Task to complete →
Extract exactly the lines from the top of the records through the line containing "const delayTicks = d3.range(-5, 6);", and keep pictures out of the copy.
====
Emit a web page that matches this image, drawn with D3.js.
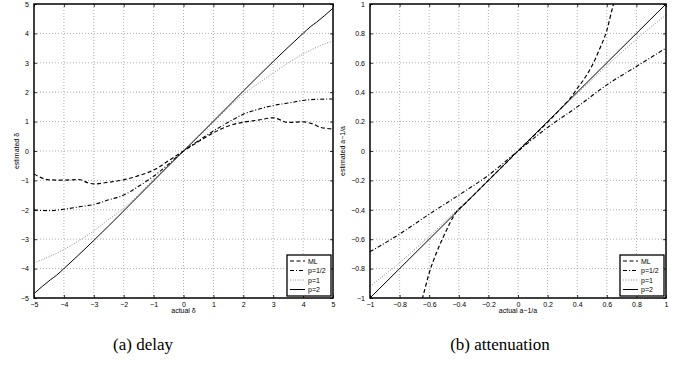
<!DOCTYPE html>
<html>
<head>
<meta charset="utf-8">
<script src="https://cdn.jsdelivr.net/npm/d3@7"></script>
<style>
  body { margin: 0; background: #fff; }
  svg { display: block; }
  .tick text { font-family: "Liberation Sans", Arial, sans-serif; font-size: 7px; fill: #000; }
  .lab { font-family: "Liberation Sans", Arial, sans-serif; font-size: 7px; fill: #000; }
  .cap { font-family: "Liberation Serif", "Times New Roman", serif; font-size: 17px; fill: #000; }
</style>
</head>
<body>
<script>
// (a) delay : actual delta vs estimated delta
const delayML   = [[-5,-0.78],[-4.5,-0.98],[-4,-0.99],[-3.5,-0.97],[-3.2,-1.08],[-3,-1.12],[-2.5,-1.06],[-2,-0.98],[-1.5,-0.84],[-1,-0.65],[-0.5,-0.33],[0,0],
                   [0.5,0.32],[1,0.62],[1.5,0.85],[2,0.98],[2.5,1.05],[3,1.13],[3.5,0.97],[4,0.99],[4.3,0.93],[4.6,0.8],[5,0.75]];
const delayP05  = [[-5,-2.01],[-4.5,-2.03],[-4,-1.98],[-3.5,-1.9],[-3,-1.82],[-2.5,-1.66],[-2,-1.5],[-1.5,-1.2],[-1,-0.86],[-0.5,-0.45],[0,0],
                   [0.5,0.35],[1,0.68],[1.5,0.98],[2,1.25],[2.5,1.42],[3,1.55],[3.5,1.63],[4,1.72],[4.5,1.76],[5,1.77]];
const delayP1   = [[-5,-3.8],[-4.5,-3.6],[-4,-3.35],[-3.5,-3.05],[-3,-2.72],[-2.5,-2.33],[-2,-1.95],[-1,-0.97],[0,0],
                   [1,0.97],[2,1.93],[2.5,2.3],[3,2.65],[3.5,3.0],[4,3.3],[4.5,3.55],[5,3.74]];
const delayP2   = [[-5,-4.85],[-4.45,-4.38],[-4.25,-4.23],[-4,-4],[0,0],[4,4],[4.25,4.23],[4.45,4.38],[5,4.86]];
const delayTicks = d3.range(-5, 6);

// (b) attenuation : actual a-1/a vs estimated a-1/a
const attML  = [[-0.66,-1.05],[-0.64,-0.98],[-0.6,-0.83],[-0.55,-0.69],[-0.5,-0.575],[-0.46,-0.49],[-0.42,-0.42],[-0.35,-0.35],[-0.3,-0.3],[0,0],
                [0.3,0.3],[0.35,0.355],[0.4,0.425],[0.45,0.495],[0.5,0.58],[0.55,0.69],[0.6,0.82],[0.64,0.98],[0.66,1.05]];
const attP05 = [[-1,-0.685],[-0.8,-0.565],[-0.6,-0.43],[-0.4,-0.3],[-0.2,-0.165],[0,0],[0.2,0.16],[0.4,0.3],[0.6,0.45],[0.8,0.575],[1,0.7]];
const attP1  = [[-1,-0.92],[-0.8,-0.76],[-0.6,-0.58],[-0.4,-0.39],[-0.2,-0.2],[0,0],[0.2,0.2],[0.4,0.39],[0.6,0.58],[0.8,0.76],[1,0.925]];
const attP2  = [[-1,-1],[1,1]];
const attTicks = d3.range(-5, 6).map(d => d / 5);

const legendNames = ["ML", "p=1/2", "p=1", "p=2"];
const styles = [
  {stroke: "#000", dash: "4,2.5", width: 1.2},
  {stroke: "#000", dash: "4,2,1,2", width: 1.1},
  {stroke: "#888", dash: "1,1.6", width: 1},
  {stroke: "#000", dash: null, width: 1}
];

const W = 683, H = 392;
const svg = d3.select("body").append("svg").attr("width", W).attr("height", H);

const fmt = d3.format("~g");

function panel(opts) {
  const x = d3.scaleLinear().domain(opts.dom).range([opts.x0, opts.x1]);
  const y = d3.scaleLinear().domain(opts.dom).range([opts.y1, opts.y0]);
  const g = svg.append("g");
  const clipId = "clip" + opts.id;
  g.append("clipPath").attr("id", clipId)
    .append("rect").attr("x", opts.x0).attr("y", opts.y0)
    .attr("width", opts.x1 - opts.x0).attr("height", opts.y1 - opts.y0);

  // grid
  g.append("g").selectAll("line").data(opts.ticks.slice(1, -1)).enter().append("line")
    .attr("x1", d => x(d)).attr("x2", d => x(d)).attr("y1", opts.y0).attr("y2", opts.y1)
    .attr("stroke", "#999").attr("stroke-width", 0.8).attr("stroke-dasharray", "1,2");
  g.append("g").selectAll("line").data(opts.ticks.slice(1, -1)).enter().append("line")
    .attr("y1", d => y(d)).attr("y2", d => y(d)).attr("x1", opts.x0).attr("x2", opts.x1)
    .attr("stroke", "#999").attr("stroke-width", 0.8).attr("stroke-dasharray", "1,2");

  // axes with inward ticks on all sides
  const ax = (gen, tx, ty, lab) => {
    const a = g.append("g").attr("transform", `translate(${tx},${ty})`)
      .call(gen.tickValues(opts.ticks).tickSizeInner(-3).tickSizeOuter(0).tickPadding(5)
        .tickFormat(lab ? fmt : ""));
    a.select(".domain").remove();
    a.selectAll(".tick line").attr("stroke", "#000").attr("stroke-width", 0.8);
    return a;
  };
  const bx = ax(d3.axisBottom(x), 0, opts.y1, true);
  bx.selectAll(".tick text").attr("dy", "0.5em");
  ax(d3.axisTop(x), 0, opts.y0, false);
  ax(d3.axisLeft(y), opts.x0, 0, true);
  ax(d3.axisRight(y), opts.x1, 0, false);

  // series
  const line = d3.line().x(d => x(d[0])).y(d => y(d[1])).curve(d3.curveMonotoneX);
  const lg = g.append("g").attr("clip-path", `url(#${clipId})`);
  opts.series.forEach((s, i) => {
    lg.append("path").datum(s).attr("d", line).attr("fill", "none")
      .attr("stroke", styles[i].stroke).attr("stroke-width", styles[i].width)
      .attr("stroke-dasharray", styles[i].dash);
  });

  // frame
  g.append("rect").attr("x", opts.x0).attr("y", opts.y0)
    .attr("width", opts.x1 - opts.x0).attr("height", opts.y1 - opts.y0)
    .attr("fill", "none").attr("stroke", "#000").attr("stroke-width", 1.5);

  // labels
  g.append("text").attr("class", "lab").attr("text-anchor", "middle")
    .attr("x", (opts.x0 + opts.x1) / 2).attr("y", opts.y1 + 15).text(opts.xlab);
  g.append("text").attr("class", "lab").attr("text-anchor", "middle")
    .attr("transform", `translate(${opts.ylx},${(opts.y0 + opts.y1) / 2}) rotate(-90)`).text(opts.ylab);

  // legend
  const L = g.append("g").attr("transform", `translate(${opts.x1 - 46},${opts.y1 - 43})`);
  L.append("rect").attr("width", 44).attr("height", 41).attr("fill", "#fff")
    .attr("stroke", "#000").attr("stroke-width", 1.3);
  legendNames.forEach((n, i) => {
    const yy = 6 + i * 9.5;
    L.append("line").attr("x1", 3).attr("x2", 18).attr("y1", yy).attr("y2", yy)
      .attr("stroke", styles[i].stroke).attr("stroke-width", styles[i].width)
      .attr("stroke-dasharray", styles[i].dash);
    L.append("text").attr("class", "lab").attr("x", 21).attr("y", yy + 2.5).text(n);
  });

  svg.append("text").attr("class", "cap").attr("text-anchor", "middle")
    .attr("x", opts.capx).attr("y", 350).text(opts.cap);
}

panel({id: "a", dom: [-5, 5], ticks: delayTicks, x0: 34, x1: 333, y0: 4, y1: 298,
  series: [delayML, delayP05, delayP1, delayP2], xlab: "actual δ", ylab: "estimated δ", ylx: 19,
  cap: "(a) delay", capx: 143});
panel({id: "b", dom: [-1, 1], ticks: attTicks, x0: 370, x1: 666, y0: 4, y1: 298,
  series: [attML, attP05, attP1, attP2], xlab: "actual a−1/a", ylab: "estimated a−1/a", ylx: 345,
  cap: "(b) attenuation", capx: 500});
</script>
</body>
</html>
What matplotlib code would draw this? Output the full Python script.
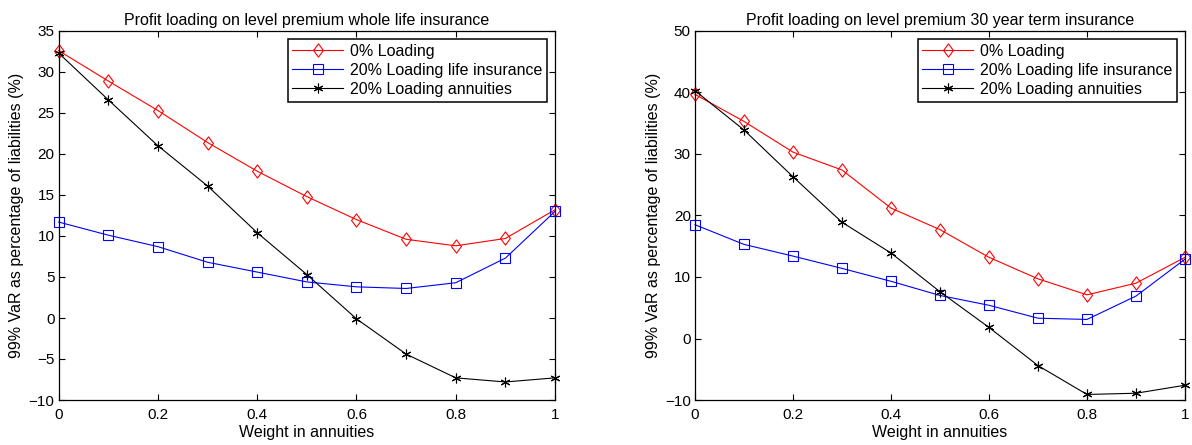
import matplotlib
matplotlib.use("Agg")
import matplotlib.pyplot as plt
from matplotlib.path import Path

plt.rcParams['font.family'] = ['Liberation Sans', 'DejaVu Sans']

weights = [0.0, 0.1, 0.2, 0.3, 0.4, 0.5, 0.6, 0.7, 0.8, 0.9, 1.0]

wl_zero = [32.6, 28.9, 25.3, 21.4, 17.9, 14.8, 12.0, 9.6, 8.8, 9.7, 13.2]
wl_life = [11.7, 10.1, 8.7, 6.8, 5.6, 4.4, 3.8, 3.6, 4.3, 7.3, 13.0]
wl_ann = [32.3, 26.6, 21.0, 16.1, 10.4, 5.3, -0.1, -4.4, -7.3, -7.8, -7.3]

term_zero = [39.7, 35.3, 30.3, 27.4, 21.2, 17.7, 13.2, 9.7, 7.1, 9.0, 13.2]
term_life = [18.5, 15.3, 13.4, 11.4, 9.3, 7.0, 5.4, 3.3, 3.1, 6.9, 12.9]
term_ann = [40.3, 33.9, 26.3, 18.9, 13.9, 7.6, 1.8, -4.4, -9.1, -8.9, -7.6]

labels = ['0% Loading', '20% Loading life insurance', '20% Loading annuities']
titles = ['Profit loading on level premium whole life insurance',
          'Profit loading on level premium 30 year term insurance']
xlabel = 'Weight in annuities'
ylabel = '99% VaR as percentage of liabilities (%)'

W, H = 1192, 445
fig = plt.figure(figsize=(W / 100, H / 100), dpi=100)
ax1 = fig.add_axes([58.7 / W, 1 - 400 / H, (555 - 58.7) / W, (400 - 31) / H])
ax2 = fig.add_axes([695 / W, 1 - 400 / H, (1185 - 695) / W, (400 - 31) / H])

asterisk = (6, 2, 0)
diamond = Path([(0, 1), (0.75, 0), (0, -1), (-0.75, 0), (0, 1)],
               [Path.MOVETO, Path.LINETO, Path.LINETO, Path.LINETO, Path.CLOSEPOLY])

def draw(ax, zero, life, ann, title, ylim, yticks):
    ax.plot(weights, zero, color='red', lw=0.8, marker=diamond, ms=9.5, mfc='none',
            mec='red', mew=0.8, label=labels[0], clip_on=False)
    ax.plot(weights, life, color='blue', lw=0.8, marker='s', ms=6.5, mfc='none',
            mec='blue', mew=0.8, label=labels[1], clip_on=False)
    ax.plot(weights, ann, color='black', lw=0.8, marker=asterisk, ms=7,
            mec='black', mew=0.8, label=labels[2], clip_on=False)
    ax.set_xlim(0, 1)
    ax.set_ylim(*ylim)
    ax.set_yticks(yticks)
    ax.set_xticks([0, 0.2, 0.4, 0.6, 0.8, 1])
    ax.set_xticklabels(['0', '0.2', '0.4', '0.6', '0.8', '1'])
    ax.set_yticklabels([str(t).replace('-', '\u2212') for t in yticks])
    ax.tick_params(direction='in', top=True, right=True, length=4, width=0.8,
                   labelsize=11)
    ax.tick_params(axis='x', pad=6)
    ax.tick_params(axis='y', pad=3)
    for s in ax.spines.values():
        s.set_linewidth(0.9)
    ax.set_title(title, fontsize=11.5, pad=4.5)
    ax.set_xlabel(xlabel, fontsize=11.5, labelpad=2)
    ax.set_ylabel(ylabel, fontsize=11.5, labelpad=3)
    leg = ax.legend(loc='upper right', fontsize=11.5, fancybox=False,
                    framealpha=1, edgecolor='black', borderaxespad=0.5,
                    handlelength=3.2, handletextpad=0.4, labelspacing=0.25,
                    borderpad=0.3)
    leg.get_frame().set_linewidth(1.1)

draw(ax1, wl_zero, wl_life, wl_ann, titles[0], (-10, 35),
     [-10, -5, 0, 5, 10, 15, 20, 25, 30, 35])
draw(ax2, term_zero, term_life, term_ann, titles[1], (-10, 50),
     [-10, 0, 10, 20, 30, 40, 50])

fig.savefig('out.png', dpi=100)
====
Task response →
Emit a web page that matches this image, drawn with D3.js.
<!DOCTYPE html>
<html>
<head>
<meta charset="utf-8">
<script src="https://cdn.jsdelivr.net/npm/d3@7"></script>
<style>
  body { margin: 0; background: #fff; }
  svg { display: block; }
  .tick text { font-family: "Liberation Sans", Arial, sans-serif; font-size: 7px; fill: #000; }
  .lab { font-family: "Liberation Sans", Arial, sans-serif; font-size: 7px; fill: #000; }
  .cap { font-family: "Liberation Serif", "Times New Roman", serif; font-size: 17px; fill: #000; }
</style>
</head>
<body>
<script>
// (a) delay : actual delta vs estimated delta
const delayML   = [[-5,-0.78],[-4.5,-0.98],[-4,-0.99],[-3.5,-0.97],[-3.2,-1.08],[-3,-1.12],[-2.5,-1.06],[-2,-0.98],[-1.5,-0.84],[-1,-0.65],[-0.5,-0.33],[0,0],
                   [0.5,0.32],[1,0.62],[1.5,0.85],[2,0.98],[2.5,1.05],[3,1.13],[3.5,0.97],[4,0.99],[4.3,0.93],[4.6,0.8],[5,0.75]];
const delayP05  = [[-5,-2.01],[-4.5,-2.03],[-4,-1.98],[-3.5,-1.9],[-3,-1.82],[-2.5,-1.66],[-2,-1.5],[-1.5,-1.2],[-1,-0.86],[-0.5,-0.45],[0,0],
                   [0.5,0.35],[1,0.68],[1.5,0.98],[2,1.25],[2.5,1.42],[3,1.55],[3.5,1.63],[4,1.72],[4.5,1.76],[5,1.77]];
const delayP1   = [[-5,-3.8],[-4.5,-3.6],[-4,-3.35],[-3.5,-3.05],[-3,-2.72],[-2.5,-2.33],[-2,-1.95],[-1,-0.97],[0,0],
                   [1,0.97],[2,1.93],[2.5,2.3],[3,2.65],[3.5,3.0],[4,3.3],[4.5,3.55],[5,3.74]];
const delayP2   = [[-5,-4.85],[-4.45,-4.38],[-4.25,-4.23],[-4,-4],[0,0],[4,4],[4.25,4.23],[4.45,4.38],[5,4.86]];
const delayTicks = d3.range(-5, 6);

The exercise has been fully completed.